Forest law reform bill – On 2011, the Brazilian House of Representatives (or Deputies) passed a law that reduces the requirement for Legal Reserves and Areas of Permanent Protection. The proposed legislative reform is currently under review in the Senate and should be voted this week.
Environmental protection - In the last decade, Brazilian terrestrial protected areas represented some 70 per cent of all terrestrial protected areas declared globally, and provided significant fundamental environmental services for Brazil. Globally these protected areas, specially the Amazon rain forest is vital for biodiversity and for the maintenance of climate and rainfall patterns.
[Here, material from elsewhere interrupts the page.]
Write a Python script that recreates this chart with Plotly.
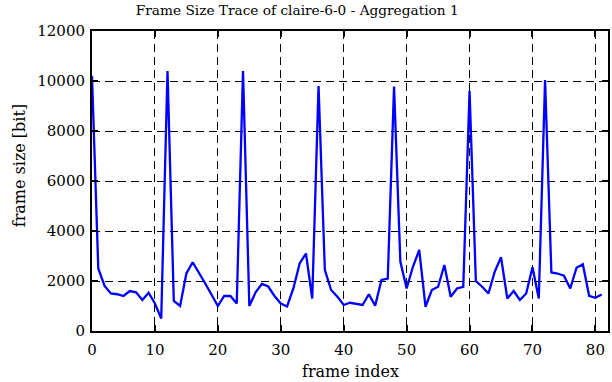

Climate Change - Brazil approved a National Policy on Climate Change that defines a greenhouse gas emission reduction target of 36.1% to 38.9% by 2020. This reduction represents 1.1 billion tons of CO2e per year. Almost two thirds of this reduction in emissions would come from reducing deforestation in the Amazon and the Cerrado regions.
Brazil committed to reducing deforestation in the Amazon by 80% and in Cerrado by 40% by the year of 2020, in comparison to average rates from 1996 to 2005.
Implications of the new Forest Code - Give amnesty for land owners that illegally cleared legal reserves and areas of permanent protection until July 2008; reduce areas that should be preserved under native vegetation cover by including areas of permanent protection and legal reserve. Reduce the width of areas of permanent protection along rivers and streams
Ruralistas – Brazilian parliamentarians representing agribusiness and big landholding interests.
Process – on 30 November probably voting on the Senate Plenary. After, the proposed Forest Code reformed will be sent to the House of Representatives (Deputies). New voting at the Plenary of House of Representatives Than the law is sent to the President for approval or veto. On 14 December, beginning of congressional leave, lasting until mid-February.